Здравствуйте! При нажатии на клавишу, в правой руке (на сжим), она продолжает играть, даже когда я её отпускаю. Также, эта клавиша "тяжелее" остальных.
Баян Юпитер,люксовский, купили месяц назад. Подскажите в чем проблема, пожалуйста.
С уважением, Сергей!


----------



## avm (22 Дек 2016)

Сергей, если баян недавно приобретён, не проще по гарантии его показать производителю? (Если, конечно он куплен не б/у с рук)


----------



## Kuzalogly (22 Дек 2016)

Между кнопкой и клапаном не настолько уж огромное количество деталей.

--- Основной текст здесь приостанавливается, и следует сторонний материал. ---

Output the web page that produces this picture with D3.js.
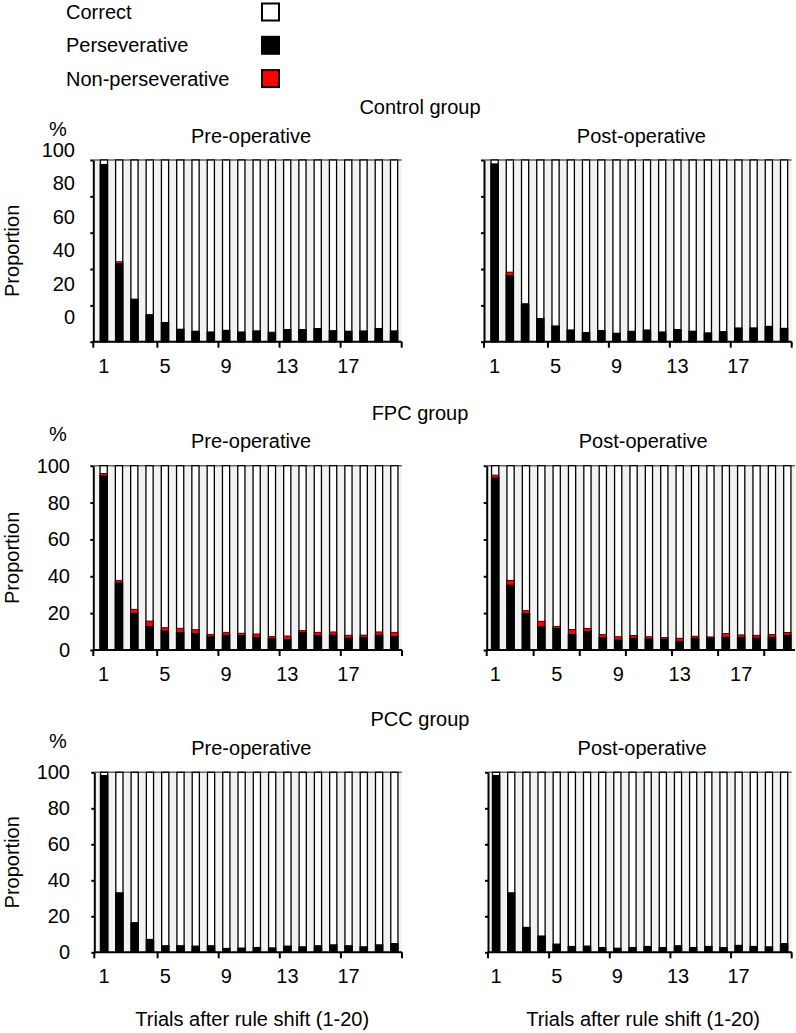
<!DOCTYPE html>
<html>
<head>
<meta charset="utf-8">
<script src="https://cdn.jsdelivr.net/npm/d3@7"></script>
<style>
  body { margin: 0; background: #fff; }
  text { font-family: "Liberation Sans", Arial, sans-serif; fill: #000; }
</style>
</head>
<body>
<script>
// ---------------- DATA ----------------
const trials = d3.range(1, 21);
const xTickLabels = [1, 5, 9, 13, 17];
const yTickValues = [0, 20, 40, 60, 80, 100];
const legendLabels = ["Correct", "Perseverative", "Non-perseverative"];
const groupTitles = ["Control group", "FPC group", "PCC group"];
const phaseTitles = ["Pre-operative", "Post-operative"];

const ctrlPrePersev  = [97.5, 43, 23, 14.5, 10.5, 6.8, 5.7, 5.3, 6.2, 5.3, 5.9, 5.1, 6.6, 6.6, 7, 6, 5.7, 5.7, 7.2, 5.9];
const ctrlPreNon     = [0, 1, 0.5, 0.5, 0, 0, 0, 0, 0, 0, 0, 0, 0, 0, 0.3, 0, 0, 0.2, 0, 0];
const ctrlPostPersev = [97.8, 36.5, 20.5, 12.7, 8.6, 6.4, 5, 6.1, 4.6, 5.5, 6.4, 5.3, 6.6, 5.7, 4.8, 5.5, 7.5, 7.3, 8.4, 7.3];
const ctrlPostNon    = [0, 1.8, 0.4, 0, 0, 0, 0, 0, 0, 0.3, 0, 0, 0, 0, 0, 0, 0, 0.3, 0, 0];
const fpcPrePersev   = [94.5, 36.4, 19.9, 12.7, 10.3, 9.4, 8.9, 7.2, 8, 7.8, 6.9, 6.1, 5.6, 9.4, 7.8, 8.1, 6.5, 6.7, 8.1, 7.4];
const fpcPreNon      = [1.3, 1.4, 2.2, 3, 1.8, 2.4, 2.1, 1.3, 1.6, 1.3, 1.8, 1.3, 2, 1.1, 1.8, 1.7, 1.5, 1.4, 1.7, 2.2];
const fpcPostPersev  = [93.4, 35.2, 19.8, 12.6, 11.7, 8.4, 9.9, 6.6, 5.4, 6.4, 6, 5.9, 4.7, 6.4, 6.4, 6.9, 6.9, 6.5, 6.9, 8];
const fpcPostNon     = [1.5, 2.6, 1.6, 3, 1, 2.7, 1.8, 1.8, 1.8, 1.5, 1.2, 0.8, 1.7, 1.1, 0.7, 2, 1.3, 1.5, 1.5, 1.5];
const pccPrePersev   = [98, 33, 16.4, 7.1, 3.6, 3.6, 3.4, 3.6, 2.1, 2.3, 2.6, 2.4, 3.4, 3, 3.6, 4.1, 3.6, 3, 4.1, 4.8];
const pccPreNon      = [0.3, 0, 0, 0, 0, 0, 0, 0, 0, 0, 0, 0, 0, 0, 0, 0, 0, 0, 0, 0];
const pccPostPersev  = [98, 33, 13.8, 9, 4.5, 3.2, 3.4, 2.6, 2.2, 2.6, 3.2, 2.6, 3.6, 2.6, 3.2, 2.6, 3.8, 3.2, 3, 4.8];
const pccPostNon     = [0.3, 0, 0, 0, 0, 0, 0, 0, 0, 0, 0, 0, 0, 0, 0, 0, 0, 0, 0, 0];

// ---------------- LAYOUT ----------------
const W = 796, H = 1033;
const colors = { correct: "#ffffff", persev: "#000000", non: "#ff0000", bg: "#f2f2f2" };

const rows = [
  { title: groupTitles[0], top: 160,   bottom: 341.7, shiftedLabels: true,
    panels: [
      { persev: ctrlPrePersev,  non: ctrlPreNon,  x0: 93.3, b0: 96.3, b1: 401.7, every: 4, endTick: true },
      { persev: ctrlPostPersev, non: ctrlPostNon, x0: 484,  b0: 487,  b1: 791.7, every: 4, endTick: true } ] },
  { title: groupTitles[1], top: 465.7, bottom: 650, shiftedLabels: false,
    panels: [
      { persev: fpcPrePersev,  non: fpcPreNon,  x0: 93.3,  b0: 96,   b1: 402, every: 4, endTick: true },
      { persev: fpcPostPersev, non: fpcPostNon, x0: 486.7, b0: 487.5, b1: 795, every: 3, endTick: false } ] },
  { title: groupTitles[2], top: 772.3, bottom: 952.3, shiftedLabels: false,
    panels: [
      { persev: pccPrePersev,  non: pccPreNon,  x0: 94.3, b0: 96.5, b1: 402,   every: 4, endTick: true },
      { persev: pccPostPersev, non: pccPostNon, x0: 488,  b0: 488.5, b1: 791.7, every: 4, endTick: true } ] }
];

const svg = d3.select("body").append("svg").attr("width", W).attr("height", H);

// Legend
const legendColors = [colors.correct, colors.persev, colors.non];
const lg = svg.append("g");
legendLabels.forEach((lab, i) => {
  const cy = 12 + i * 33.3;
  lg.append("text").attr("x", 66).attr("y", cy).attr("dy", "0.35em")
    .attr("font-size", 20).text(lab);
  lg.append("rect").attr("x", 262).attr("y", cy - 8.5).attr("width", 17).attr("height", 17)
    .attr("fill", legendColors[i]).attr("stroke", "#000").attr("stroke-width", 2);
});

rows.forEach((row, ri) => {
  const g = svg.append("g");
  const y = d3.scaleLinear().domain([0, 100]).range([row.bottom, row.top]);

  g.append("text").attr("x", 420).attr("y", row.top - 46).attr("text-anchor", "middle")
    .attr("font-size", 20).text(row.title);
  g.append("text").attr("x", 58).attr("y", row.top - 24.5).attr("text-anchor", "middle")
    .attr("font-size", 20).text("%");
  g.append("text")
    .attr("transform", `translate(19,${(row.top + row.bottom) / 2}) rotate(-90)`)
    .attr("text-anchor", "middle").attr("font-size", 20).text("Proportion");

  row.panels.forEach((p, pi) => {
    const pg = g.append("g");
    const xb = d3.scaleBand().domain(trials).range([p.b0, p.b1]).paddingInner(0).paddingOuter(0);
    const bw = xb.bandwidth();
    const barW = bw * 0.47;
    const bx = d => xb(d) + (bw - barW) / 2;

    // phase title
    pg.append("text").attr("x", (p.b0 + p.b1) / 2 + 2).attr("y", row.top - 17.5)
      .attr("text-anchor", "middle").attr("font-size", 20).text(phaseTitles[pi]);

    // plot background
    pg.append("rect").attr("x", p.x0).attr("y", y(100)).attr("width", p.b1 - p.x0)
      .attr("height", y(0) - y(100)).attr("fill", colors.bg);
    pg.append("line").attr("x1", p.x0).attr("x2", p.b1).attr("y1", y(100)).attr("y2", y(100))
      .attr("stroke", "#666").attr("stroke-width", 1.5);

    const data = trials.map((t, i) => ({ t, persev: p.persev[i], non: p.non[i] }));

    // full (correct) bars
    pg.selectAll(".full").data(data).join("rect")
      .attr("x", d => bx(d.t)).attr("width", barW)
      .attr("y", y(100)).attr("height", y(0) - y(100))
      .attr("fill", colors.correct).attr("stroke", "#000").attr("stroke-width", 1.3);
    // perseverative
    pg.selectAll(".pers").data(data).join("rect")
      .attr("x", d => bx(d.t)).attr("width", barW)
      .attr("y", d => y(d.persev)).attr("height", d => y(0) - y(d.persev))
      .attr("fill", colors.persev).attr("stroke", "#000").attr("stroke-width", 1.3);
    // non-perseverative
    pg.selectAll(".non").data(data.filter(d => d.non > 0)).join("rect")
      .attr("x", d => bx(d.t)).attr("width", barW)
      .attr("y", d => y(d.persev + d.non)).attr("height", d => y(d.persev) - y(d.persev + d.non))
      .attr("fill", colors.non).attr("stroke", "#000").attr("stroke-width", 0.8);

    // y axis
    const yAxis = d3.axisLeft(y).tickValues(yTickValues).tickSize(3).tickSizeOuter(0).tickFormat("");
    const ya = pg.append("g").attr("transform", `translate(${p.x0},0)`).call(yAxis);
    ya.selectAll("path,line").attr("stroke", "#000").attr("stroke-width", 2);

    if (pi === 0) {
      // y tick labels (control row labels are drawn shifted, as in the original)
      const ly = row.shiftedLabels
        ? y.copy().range([row.bottom - 24.7, row.top - 10])
        : y;
      const rightEdge = row.shiftedLabels ? 75 : 70;
      pg.selectAll(".ylab").data(yTickValues).join("text")
        .attr("x", rightEdge).attr("y", d => ly(d)).attr("dy", "0.35em")
        .attr("text-anchor", "end").attr("font-size", 20).text(d => d);
    }

    // x axis
    pg.append("line").attr("x1", p.x0).attr("x2", p.b1).attr("y1", y(0)).attr("y2", y(0))
      .attr("stroke", "#000").attr("stroke-width", 2);
    const tickPos = [p.x0].concat(trials.filter(t => t > 1 && (t - 1) % p.every === 0).map(t => xb(t)));
    if (p.endTick) tickPos.push(p.b1);
    pg.selectAll(".xtick").data(tickPos).join("line")
      .attr("x1", d => d).attr("x2", d => d).attr("y1", y(0)).attr("y2", y(0) + 6)
      .attr("stroke", "#000").attr("stroke-width", 2);
    pg.selectAll(".xlab").data(xTickLabels).join("text")
      .attr("x", d => xb(d) + bw / 2).attr("y", y(0) + 31)
      .attr("text-anchor", "middle").attr("font-size", 20).text(d => d);

    if (ri === rows.length - 1) {
      pg.append("text").attr("x", (p.b0 + p.b1) / 2 + 3).attr("y", 1026)
        .attr("text-anchor", "middle").attr("font-size", 20).text("Trials after rule shift (1-20)");
    }
  });
});
</script>
</body>
</html>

Найти заедание и устранить его, полагаю, для мастера несложно и не долго.


----------



## russkiy-bayan (22 Дек 2016)

avm писал:


> Сергей, если баян недавно приобретён, не проще по гарантии его показать производителю? (Если, конечно он куплен не б/у с рук)


Нет, не проще. Баян в Португалии, а лететь обратно, в Москву, показывать производителю... Другой вариант должен быть


----------



## glory (22 Дек 2016)

Чтобы диагностировать затирание пошатайте клавишу горизонтально. Идеально она не должна упираться в гребенку ни справа ни слева.


----------